London: A party that controls much of Syria’s Kurdish region on Tuesday rejected the new opposition coalition, highlighting the deep divisions still remaining between the many Syrian armed groups 20 months into the uprising against President Bashar Al Assad.
Saleh Muslim, head of the Democratic Union Party (PYD), said he had not been invited to talks in Doha this month in which the Syrian National Coalition was formed, and he labelled the group a proxy of Turkey and Qatar.
The coalition, led by moderate Sunni cleric Muath Al Khatib, was meant to unify Syria’s myriad opposition groups in a bid to secure Western backing in their efforts to topple Assad, and has been endorsed in the West by Britain and France.
Previous efforts to unite the opposition under the umbrella of the Syrian National Council (SNC) ultimately failed after widespread accusations that the SNC had little sway within Syria and was dominated by the Islamist Muslim Brotherhood.
“They’re making the same mistakes as the Syrian National Council. They’re one colour, a cleric is the ruler. More than 60 per cent of the SNC were from the Muslim Brotherhood and the religious groups, and they’ve made the same mistake with this coalition,” Muslim told Reuters in London.
“It [the opposition coalition] has not emerged from obedience to Turkey and Qatar,” he said, adding that the Kurds included in the group were not representative of Syria’s Kurds and were handpicked by Turkey to follow its agenda.
Some 10 per cent of the population, Kurds are Syria’s largest ethnic minority, and Muslim’s party has been extending its power in northern Syria as Al Assad battles an insurgency elsewhere.
Whichever group holds the Kurdish lands along the border with Turkey will control a sizeable portion of Syria’s estimated 2.5 billion barrels of crude oil reserves.
Turkey is alarmed at the growing influence of the PYD which it says is the Syrian arm of the Kurdistan Workers Party (PKK), a militant group which has fought a 28-year separatist conflict in Turkey in which more than 40,000 people have been killed.
On Monday, Syrian rebels clashed with armed Kurds near the Turkish border, the latest sign of a power struggle in Syria’s ethnically diverse northeast.
Muslim said his party did not want to carve a separate Kurdish enclave, and denied any coordination between his party and the PKK over Syria.
“We don’t want separatism or to draw new borders.
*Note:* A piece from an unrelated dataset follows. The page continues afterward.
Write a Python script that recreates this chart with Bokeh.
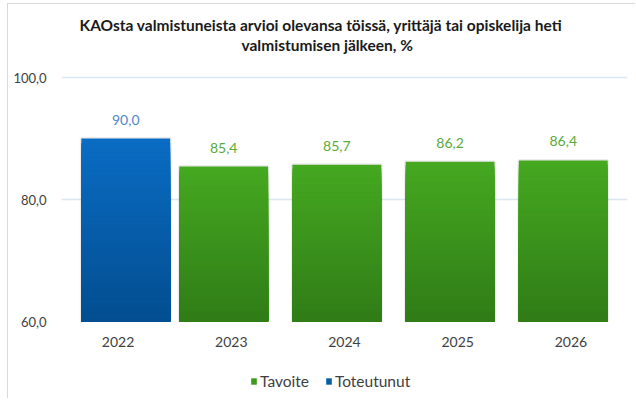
from bokeh.plotting import figure
from bokeh.layouts import column
from bokeh.models import (Range1d, FactorRange, FixedTicker, ColumnDataSource, Legend, LegendItem, Title)
from bokeh.transform import dodge
from bokeh.core.properties import value
from bokeh.embed import file_html
from bokeh.resources import INLINE

years = ["2022", "2023", "2024", "2025", "2026"]
tavoite = [None, 85.4, 85.7, 86.2, 86.4]
toteutunut = [90.0, None, None, None, None]
tavoite_labels = ["", "85,4", "85,7", "86,2", "86,4"]
toteutunut_labels = ["90,0", "", "", "", ""]
y_ticks = [60, 80, 100]
y_tick_labels = ["60,0", "80,0", "100,0"]
title_lines = ["KAOsta valmistuneista arvioi olevansa töissä, yrittäjä tai opiskelija heti",
               "valmistumisen jälkeen, %"]
series_names = ["Tavoite", "Toteutunut"]

FONT = "Lato"
BASE = 60
N_SLICES = 40
BAR_W = 0.785
OFF = 0.0675

green_top, green_bot = (0x45, 0xA8, 0x20), (0x2F, 0x7B, 0x17)
blue_top, blue_bot = (0x0A, 0x6C, 0xC3), (0x02, 0x4D, 0x8F)


def hexc(c):
    return "#%02x%02x%02x" % tuple(int(round(v)) for v in c)


def gradient_source(vals):
    xs, tops, fs = [], [], []
    for yr, v in zip(years, vals):
        if v is None:
            continue
        for i in range(N_SLICES):
            f = i / N_SLICES
            xs.append(yr)
            tops.append(v - (v - BASE) * f)
            fs.append(f)
    return xs, tops, fs


p = figure(x_range=FactorRange(factors=years, range_padding=0),
           y_range=Range1d(BASE, 103.94),
           width=627, height=359,
           min_border_left=53, min_border_right=8,
           min_border_top=49, min_border_bottom=42,
           output_backend="svg", toolbar_location=None)

p.outline_line_color = None
p.background_fill_color = "white"
p.border_fill_color = "white"
p.xgrid.grid_line_color = None
p.ygrid.grid_line_color = "#dce7f4"
p.ygrid.grid_line_width = 1.5
p.yaxis.ticker = FixedTicker(ticks=y_ticks)
p.yaxis.major_label_overrides = dict(zip(y_ticks, y_tick_labels))
for ax in (p.xaxis, p.yaxis):
    ax.axis_line_color = None
    ax.major_tick_line_color = None
    ax.minor_tick_line_color = None
    ax.major_label_text_font = FONT
    ax.major_label_text_color = "#404040"
p.yaxis.major_label_text_font_size = "13px"
p.yaxis.major_label_standoff = 9
p.xaxis.major_label_text_font_size = "14px"
p.xaxis.major_label_standoff = 9

# title: two lines, nearest-to-frame added first
for line, off in [(title_lines[1], 180), (title_lines[0], 18)]:
    p.add_layout(Title(text=line, align="left", offset=off, standoff=0,
                       text_font=FONT, text_font_size="15.5px", text_font_style="bold",
                       text_color="#1a1a1a"), "above")


def draw_series(vals, offset, ctop, cbot):
    xs, tops, fs = gradient_source(vals)
    cols = [hexc([a + (b - a) * f for a, b in zip(ctop, cbot)]) for f in fs]
    src = ColumnDataSource(dict(x=xs, top=tops, color=cols))
    shadow = ColumnDataSource(dict(x=[y for y, v in zip(years, vals) if v is not None],
                                   top=[v for v in vals if v is not None]))
    p.vbar(x=dodge("x", offset, range=p.x_range), top="top", bottom=BASE, width=BAR_W,
           source=shadow, fill_color=None, line_color="black", line_alpha=0.07, line_width=3)
    p.vbar(x=dodge("x", offset, range=p.x_range), top="top", bottom=BASE, width=BAR_W,
           source=src, fill_color="color", line_color=None)


draw_series(tavoite, -OFF, green_top, green_bot)
draw_series(toteutunut, OFF, blue_top, blue_bot)

# data labels
lab_t = ColumnDataSource(dict(x=[y for y, v in zip(years, tavoite) if v is not None],
                              y=[v for v in tavoite if v is not None],
                              t=[l for l in tavoite_labels if l]))
lab_b = ColumnDataSource(dict(x=[y for y, v in zip(years, toteutunut) if v is not None],
                              y=[v for v in toteutunut if v is not None],
                              t=[l for l in toteutunut_labels if l]))
p.text(x=dodge("x", -OFF, range=p.x_range), y="y", text="t", source=lab_t,
       text_align="center", text_baseline="bottom", y_offset=-14,
       text_font=value(FONT), text_font_size="14px", text_color="#5aab3a")
p.text(x=dodge("x", OFF, range=p.x_range), y="y", text="t", source=lab_b,
       text_align="center", text_baseline="bottom", y_offset=-14,
       text_font=value(FONT), text_font_size="14px", text_color="#4e88c7")

# legend strip below the chart
q = figure(x_range=Range1d(0, 1), y_range=Range1d(0, 1), width=627, height=35,
           min_border_left=0, min_border_right=0, min_border_top=0, min_border_bottom=0,
           x_axis_location=None, y_axis_location=None,
           output_backend="svg", toolbar_location=None)
q.outline_line_color = None
q.grid.visible = False
q.border_fill_color = "white"
leg_g = q.vbar(x=[0.5], top=[0], bottom=[0], width=0.01, fill_color="#3d9a1c", line_color=None)
leg_b = q.vbar(x=[0.5], top=[0], bottom=[0], width=0.01, fill_color="#065eaa", line_color=None)
legend = Legend(items=[LegendItem(label=series_names[0], renderers=[leg_g]),
                       LegendItem(label=series_names[1], renderers=[leg_b])],
                orientation="horizontal", location=(189, 8),
                glyph_width=7, glyph_height=8, label_standoff=3, spacing=16,
                padding=0, margin=0, border_line_color=None,
                label_text_font=FONT, label_text_font_size="15.5px",
                label_text_color="#404040", background_fill_alpha=0)
q.add_layout(legend, "center")

layout = column(p, q, spacing=0)
layout.styles = {"margin-left": "7px", "margin-top": "3px", "overflow": "hidden",
                 "border-left": "1px solid #d9d9d9", "border-top": "1px solid #d9d9d9"}

open("out.html", "w").write(file_html(layout, INLINE))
What we want is constitutional recognition of the Kurdish presence, and constitutional guarantees of the democratic rights of the Kurdish people,” Muslim said.
PYD offices in Syria are, however, adorned with portraits of PKK leader Abdullah Ocalan and PYD fighters wear badges bearing the image of the moustachioed militant who is jailed in Turkey.
Muslim also dismissed analyst reports that Al Assad has allowed PYD forces to take control of much of the country’s northern border to antagonise Turkey, which has called for Al Assad’s departure.
Though Al Assad has pulled the bulk of his forces from the Kurdish region, there is a clear co-existence between the PYD and the remaining government troops who man checkpoints unmolested inside the Kurdish region.
The Kurds though have long been discriminated against by Al Assad and his father before him.
Making matters more complicated, Syria’s Kurds are not politically united and rivalries between the PYD and another group, the Kurdish National Council, have at times threatened to spiral into intra-Kurdish conflict.
Muslim said new, more inclusive talks between Syrian opposition groups were necessary if anti-Al Assad forces are ever to truly unify and democracy is ever to take root in Syria.
“This coalition is no good. Right now in Aleppo on the ground there are armed groups saying they don’t recognise this group because it does not represent the Syrian people,” he said.
“The solution? The Syrian opposition sits down together and talks this through to come to a proposal we all agree on. There were no talks in Doha. There was a pre-prepared scenario put in front of them and they were told to sign,” he added.
“If the Kurdish problem in Syria is not solved, democracy will not come.”